Beyond these rules, any other T-SQL commands are allowed... but the code should still work after you're done and return the correct result set. This post may be fun and amusing, or it may go completely unread / die out quickly. Guess we'll find out. :hehe: Here is the base query, the 2 commented out lines allow for the first chances at bad query design.
[font="Courier New"]
SELECT CompanyName, OrderDate, ProductName, OD.UnitPrice, Quantity, SUM(OD.UnitPrice) * Quantity TotalPrice
-- Count of Number of Unique Products Per Order Per Customer
-- Average Cost of item on the order (Total Price of Order / Total of All products * their quantities)
FROM Orders O
INNER JOIN [Order Details] OD ON O.OrderID = OD.OrderID
INNER JOIN Customers C ON O.CustomerID = C.CustomerID
INNER JOIN Products P ON OD.ProductID = P.ProductID
GROUP BY CompanyName, OrderDate, ProductName, OD.UnitPrice, Quantity[/font]
For those who want to participate and do not have the Northwind database installed on their systems, I've scripted the table DDL into the attachment below. I didn't include all the data, because it'd probably be easier just to install the DB at that point.
November 8, 2008 at 3:20 pm
why not....
Hint hell:
SELECT CompanyName, OrderDate, ProductName, OD.UnitPrice, Quantity, SUM(OD.UnitPrice) * Quantity TotalPrice
FROM Orders O with (INDEX = CustomerID)
INNER LOOP JOIN [Order Details] OD WITH (INDEX = OrderID) ON O.OrderID = OD.OrderID
INNER MERGE JOIN Customers C WITH (INDEX = Region) ON O.CustomerID = C.CustomerID
INNER MERGE JOIN Products P WITH (INDEX = CategoryID) ON OD.ProductID = P.ProductID
GROUP BY CompanyName, OrderDate, ProductName, OD.UnitPrice, Quantity
ORDER BY CompanyName, OrderDate, ProductName, OD.UnitPrice, Quantity
OPTION (HASH GROUP)
duration doubles
Why you shouldn't do this: The optimiser usually knows best.
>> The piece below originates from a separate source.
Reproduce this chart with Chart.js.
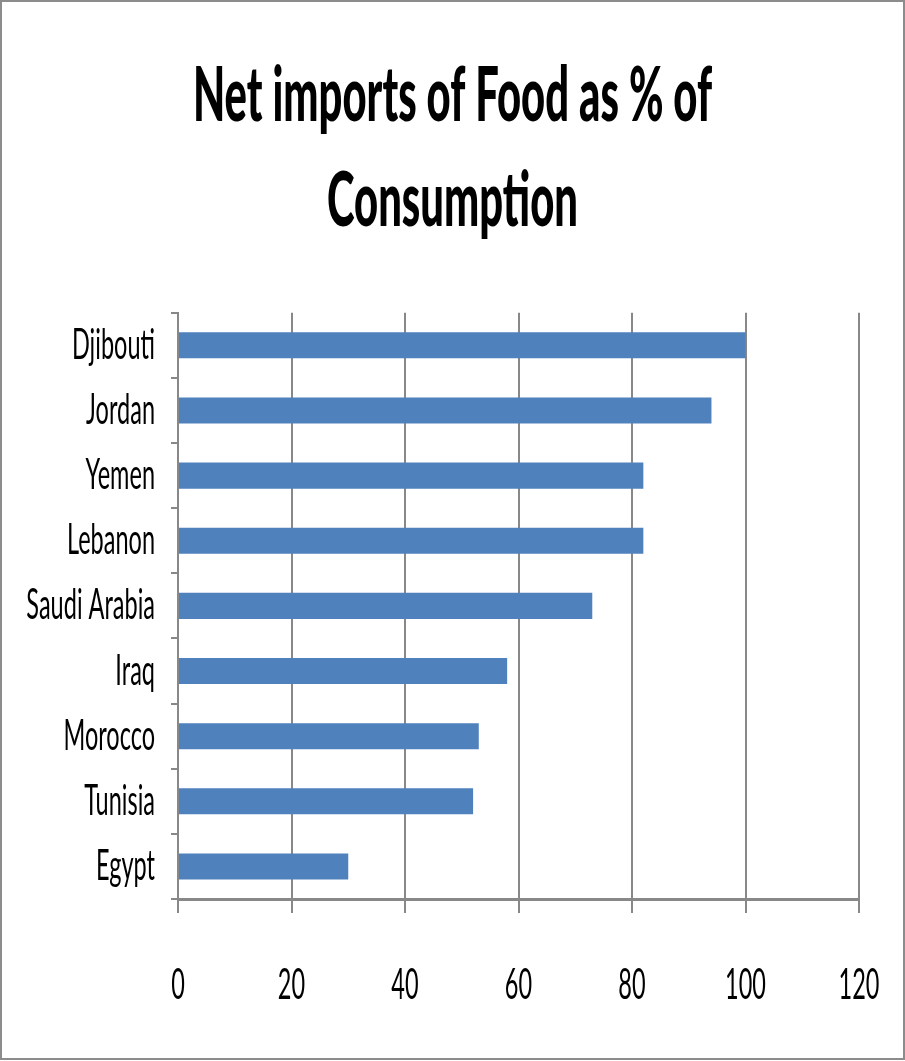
<!DOCTYPE html>
<html>
<head>
<meta charset="utf-8">
<script src="https://cdn.jsdelivr.net/npm/chart.js@4/dist/chart.umd.min.js"></script>
<style>
  html, body { margin: 0; padding: 0; background: #fff; }
  #wrap { width: 905px; height: 1061px; }
</style>
</head>
<body>
<div id="wrap"><canvas id="myChart" width="905" height="1061"></canvas></div>
<script>
const titleLines = ["Net imports of Food as % of", "Consumption"];
const countries = ["Djibouti", "Jordan", "Yemen", "Lebanon", "Saudi Arabia", "Iraq", "Morocco", "Tunisia", "Egypt"];
const importShare = [100, 94, 82, 82, 73, 58, 53, 52, 30];
const xTicks = [0, 20, 40, 60, 80, 100, 120];

const GRID = "#888888";
const BAR = "#4F81BD";

// the original text is strongly condensed, so squeeze it sideways
const TITLE_SQUEEZE = 0.55;
const LABEL_SQUEEZE = 0.56;

const canvas = document.getElementById("myChart");
const ctx = canvas.getContext("2d");
const rawFillText = ctx.fillText.bind(ctx);
ctx.fillText = function (text, x, y) {
  const sx = /bold|[6-9]00/.test(this.font) ? TITLE_SQUEEZE : LABEL_SQUEEZE;
  this.save();
  this.translate(x, y);
  this.scale(sx, 1);
  rawFillText(text, 0, 0);
  this.restore();
};

const frame = {
  id: "frame",
  afterDraw(chart) {
    const c = chart.ctx;
    c.save();
    c.strokeStyle = "#8c8c8c";
    c.lineWidth = 2;
    c.strokeRect(1, 1, chart.width - 2, chart.height - 3);
    c.restore();
  }
};

new Chart(ctx, {
  type: "bar",
  plugins: [frame],
  data: {
    labels: countries,
    datasets: [{
      data: importShare,
      backgroundColor: BAR,
      borderWidth: 0,
      barPercentage: 0.4,
      categoryPercentage: 1
    }]
  },
  options: {
    indexAxis: "y",
    responsive: false,
    animation: false,
    layout: { padding: 0 },
    plugins: {
      legend: { display: false },
      tooltip: { enabled: false },
      title: {
        display: true,
        text: titleLines,
        color: "#000",
        font: { family: "Lato", size: 76, weight: 900, lineHeight: 1.38 },
        padding: { top: 44, bottom: 59 }
      }
    },
    scales: {
      x: {
        min: 0,
        max: 120,
        afterBuildTicks: (scale) => { scale.ticks = xTicks.map(v => ({ value: v })); },
        afterFit: (scale) => {
          scale.height = 162;
          scale.paddingLeft = 0;
          scale.paddingRight = 46;
        },
        grid: { color: GRID, lineWidth: 2, tickLength: 14, drawOnChartArea: true },
        border: { color: GRID, width: 3 },
        ticks: {
          color: "#000",
          padding: 47,
          maxRotation: 0,
          font: { family: "Lato", size: 42 }
        }
      },
      y: {
        afterFit: (scale) => {
          scale.width = 178;
          scale.paddingTop = 0;
          scale.paddingBottom = 0;
        },
        grid: { color: GRID, lineWidth: 2, tickLength: 7, drawOnChartArea: false, offset: true },
        border: { color: GRID, width: 2 },
        ticks: {
          color: "#000",
          padding: 16,
          font: { family: "Lato", size: 42 }
        }
      }
    }
  }
});
</script>
</body>
</html>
Hints should only be applied if there's no other way to get the query to perform, if you know exactly what the hint is going to do, exactly why you're applying it and you are 120% sure you know better than the optimiser.
Gail Shaw
Microsoft Certified Master: SQL Server, MVP, M.Sc (Comp Sci)
SQL In The Wild: Discussions on DB performance with occasional diversions into recoverability
November 8, 2008 at 9:17 pm
This sounds like fun.
I'll see your Hints Hell, and I'll raise you a Windowed Aggregate function with a misapplied distinct:
select distinct * from
(
SELECT CompanyName, OrderDate, ProductName, OD.UnitPrice, Quantity, SUM(OD.UnitPrice) over (partition by CompanyName, OrderDate, ProductName, OD.UnitPrice, Quantity) * Quantity TotalPrice
FROM Orders O with (INDEX = CustomerID)
INNER LOOP JOIN [Order Details] OD WITH (INDEX = OrderID) ON O.OrderID = OD.OrderID
INNER MERGE JOIN Customers C WITH (INDEX = Region) ON O.CustomerID = C.CustomerID
INNER MERGE JOIN Products P WITH (INDEX = CategoryID) ON OD.ProductID = P.ProductID
) s
ORDER BY CompanyName, OrderDate, ProductName,UnitPrice, Quantity
OPTION (HASH GROUP)
Double the time from Gail's (4x the original), and worktable logical reads are through the roof.
Why not to do this:
While windowed aggregate functions allow to to derive similar information to a "regular" aggregate function at first glance, it performs the action FOR EACH ROW within the candidate resultset. So - unless you need to derive info correlating the detail row to the grouped aggregate (or comparing multiple groupings to each other), Windowed Aggregates can be a huge drag. ?Also - in general, the new aggregate functions (PIVOT and the windowed aggregates) all seem to be heavy abusers of worktables, so they will jack up your IO stats.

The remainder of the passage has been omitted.